Tim wasn't his first boyfriend, but he was everything Adam had ever wanted in a boyfriend. He was cool-tempered where Adam ran hot, but he still cared about the things Adam cared about in addition to really, sincerely caring about Adam. He knew Adam had secrets, but he never pried. That he somehow still managed to make Adam feel supported and understood despite not knowing anything that was going on was a miracle, and not one Adam took for granted.
So when Tim came to him wide-eyed with a tale about two beings who could only be that same pair who'd held hands in the face of certain death, Adam couldn't help a derisive glance Up—clearly Somebody was messing about—but somebody on Earth, somebody he loved, was right in front of him panicking over a piece of Adam’s secret, so he turned off the television and told him everything.
When he finished, Tim got that nervous, sympathetic look he always got when he thought he ought to say something to salvage a situation. “Wow,” he said. “That must have been a lot for a kid.”
Adam couldn't resist taking Tim in his arms and kissing him. "Tim," he said. "Babe. I've lived with it for ten years now. It's a lot for you. I'm sorry I didn't tell you sooner, you might have avoided some shock today."
Tim laughed, his voice tinged with a wild panic. "Well you didn't know I was dealing drugs to an angel and demon."
He paused to consider this. "Wait, so Crowley and Aziraphale smoke weed?"
"Mostly Az- Azra- Mr. Fell. I think Crowley's just along for the ride and trying it out. Adam… does this mean Christianity was right? I mean, I'm barely any good at being Jewish, and I'm gay, I deal drugs, and I'm sure Hell won't be too bad if I have an in with you, but— Mmph!"
Adam pulled back from the kiss, his boyfriend sufficiently silenced. "You're not going to Hell for any of those things," he said, stroking the back of his dark hair. "As long as you're a good person, you'll be fine." He smiled. "And you're you, so I wouldn't worry too much about that bit of it too much."
Tim quirked his lip up into a tiny smile. "Dunno if I should be trusting the Antichrist on that."
"Father of Lies is one of my titles," Adam said, laughing. "But I wouldn't lie about this."
Tim laughed as well and threw an arm around Adam. "Titles?"
"They're really embarrassing."
"Then I'll laugh with you. Go on, then."
He took a deep breath and counted his titles off on his finger. "So I'm the Antichrist, also known as the Adversary, Destroyer of Kings, Angel of the Bottomless Pit, Great Beast that is called Dragon, Prince of this World, Father of Lies, Spawn of Satan, and Lord of Darkness.
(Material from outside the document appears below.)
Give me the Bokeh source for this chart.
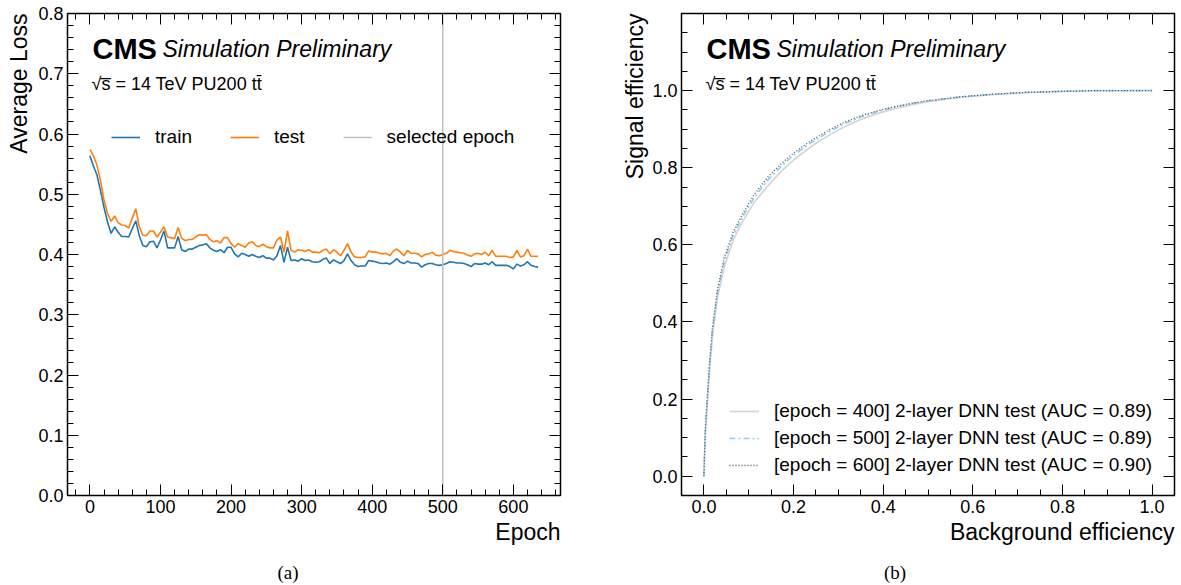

By birth, anyway."
Tim shut his eyes. "Have you ever actually destroyed any kings?" he asked sleepily.
"Not that I know of."
He smiled, not opening his eyes. "Then I'm not too concerned about the Father of Lies thing."
Adam pulled Tim to his chest and closed his eyes as well. He'd never talked to anyone outside of the other Them about the whole Antichrist thing before, and being able to tell Tim was a relief. He thought again about those two figures holding hands and laced one of his into one of Tim's. They'd have to pay those two a visit together sometime soon.